Not only is this kind of isolation reprehensible on a moral -- and even, constitutional -- level, it is also counterproductive in America's fight against terrorism. Arabs and Muslims living in the United States represent some of America's greatest allies in the battle against extremism. Not only are countless Arab-American citizens risking their lives daily as they serve in the highest ranks of counter-terrorism and law enforcement agencies and the U.S. military, but Muslim professors and scholars at universities, schools, and think-tanks represent some of our country's brightest and most innovative minds.

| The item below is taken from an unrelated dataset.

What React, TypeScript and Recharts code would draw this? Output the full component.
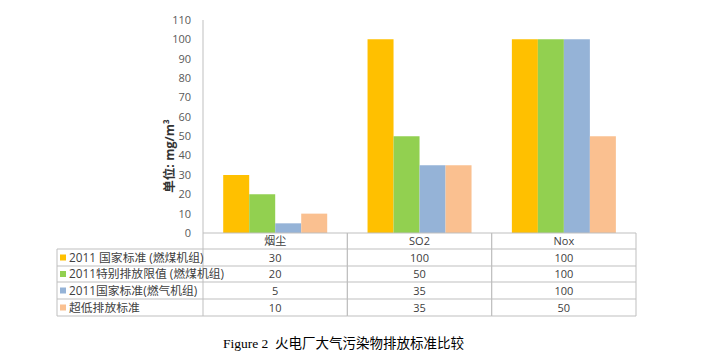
import { BarChart, Bar, XAxis, YAxis } from 'recharts';

const categories = ['烟尘', 'SO2', 'Nox'];
const seriesNames = ['2011 国家标准 (燃煤机组)', '2011特别排放限值 (燃煤机组)', '2011国家标准(燃气机组)', '超低排放标准'];
const coalStd = [30, 100, 100];
const coalSpecial = [20, 50, 100];
const gasStd = [5, 35, 100];
const ultraLow = [10, 35, 50];
const yTicks = [0, 10, 20, 30, 40, 50, 60, 70, 80, 90, 100, 110];

const colors = ['#FFC000', '#92D050', '#95B3D7', '#FAC090'];
const seriesValues = [coalStd, coalSpecial, gasStd, ultraLow];
const keys = ['s0', 's1', 's2', 's3'];

const data = categories.map((c, i) => ({
  name: c,
  s0: coalStd[i],
  s1: coalSpecial[i],
  s2: gasStd[i],
  s3: ultraLow[i],
}));

const W = 720;
const H = 358;
const M = { top: 20, right: 84, bottom: 42, left: 143 };
const Y_AXIS_W = 60;
const plotLeft = M.left + Y_AXIS_W;
const plotRight = W - M.right;
const colW = (plotRight - plotLeft) / categories.length;
const tableLeft = 57;
const rowLines = [249, 266, 282, 299, 316];
const font = '"Open Sans", "Noto Sans CJK SC", sans-serif';
const lineColor = '#BFBFBF';
const textColor = '#404040';

const TableTick = (props: any) => {
  const { payload } = props;
  const idx = payload.index;
  const cx = payload.coordinate;
  const top = M.top + (H - M.top - M.bottom - 83);
  const l = cx - colW / 2;
  const r = cx + colW / 2;
  return (
    <g>
      <line x1={l} x2={l} y1={top} y2={rowLines[4]} stroke={lineColor} />
      <line x1={r} x2={r} y1={top} y2={rowLines[4]} stroke={lineColor} />
      {rowLines.map((y) => (
        <line key={y} x1={idx === 0 ? tableLeft : l} x2={r} y1={y} y2={y} stroke={lineColor} />
      ))}
      {idx === 0 && <line x1={tableLeft} x2={tableLeft} y1={rowLines[0]} y2={rowLines[4]} stroke={lineColor} />}
      <text x={cx} y={(top + rowLines[0]) / 2} dy={4} textAnchor="middle" fontSize={11} fill={textColor} fontFamily={font}>
        {payload.value}
      </text>
      {seriesValues.map((vals, s) => (
        <text key={s} x={cx} y={(rowLines[s] + rowLines[s + 1]) / 2} dy={4} textAnchor="middle" fontSize={11} fill={textColor} fontFamily={font}>
          {vals[idx]}
        </text>
      ))}
      {idx === 0 &&
        seriesNames.map((n, s) => {
          const cy = (rowLines[s] + rowLines[s + 1]) / 2;
          return (
            <g key={n}>
              <rect x={tableLeft + 3} y={cy - 3} width={6} height={6} fill={colors[s]} />
              <text x={tableLeft + 12} y={cy} dy={4} fontSize={11.8} fill={textColor} fontFamily={font}>
                {n}
              </text>
            </g>
          );
        })}
    </g>
  );
};

const YLabel = () => (
  <text
    x={170}
    y={156}
    transform="rotate(-90, 170, 156)"
    textAnchor="middle"
    dy={4}
    fontSize={12.5}
    fontWeight="bold"
    fill="#333"
    fontFamily={font}
  >
    单位: mg/m³
  </text>
);

export default function App() {
  return (
    <div style={{ position: 'absolute', left: 0, top: 0, width: W, height: H, background: '#fff' }}>
      <BarChart width={W} height={H} data={data} margin={M} barCategoryGap="14%" barGap={0}>
        <YAxis
          width={Y_AXIS_W}
          domain={[0, 110]}
          ticks={yTicks}
          interval={0}
          tickLine={false}
          axisLine={{ stroke: lineColor }}
          tick={{ fontSize: 11, fill: '#595959', fontFamily: font }}
          tickMargin={6}
          label={<YLabel />}
        />
        <XAxis
          dataKey="name"
          height={83}
          tickLine={false}
          axisLine={{ stroke: lineColor }}
          tick={<TableTick />}
          interval={0}
        />
        {keys.map((k, i) => (
          <Bar key={k} dataKey={k} fill={colors[i]} isAnimationActive={false} />
        ))}
      </BarChart>
      <div
        style={{
          position: 'absolute',
          left: 223,
          top: 332,
          whiteSpace: 'nowrap',
          fontSize: 13.5,
          fontFamily: '"Liberation Serif", "Noto Sans CJK SC", serif',
          color: '#000',
        }}
      >
        Figure 2&nbsp;&nbsp;火电厂大气污染物排放标准比较
      </div>
    </div>
  );
}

Rather than singling out and discriminating against this community, then, it's time that we hold a long-overdue national dialogue on race and begin to recognize the achievements, culture, and history of the Arabs and Muslims living across our country. The fact that the majority of Americans can not name one Arab-American, let alone any Arabs that are not terrorists, simply cannot stand.
As America begins to square its treatment of its minorities with the rule of law and integrates -- rather than singles out -- its Arab and Muslim citizens, so too will it begin to reclaim its status as a model democracy and repair its fleeting relations with the people of the Muslim world. If we continue to toss aside the constitution and isolate our citizens because of the color of their skin, however, we may be heading down an irreversible path of self-destruction.
Regardless of the number of awards Avatar manages to rack up at the Oscars, its worth remembering who the film's real victors are: the Na'vi people and those that stand-up on the side of justice, rights, and freedom against the more powerful, but morally defunct, settler population.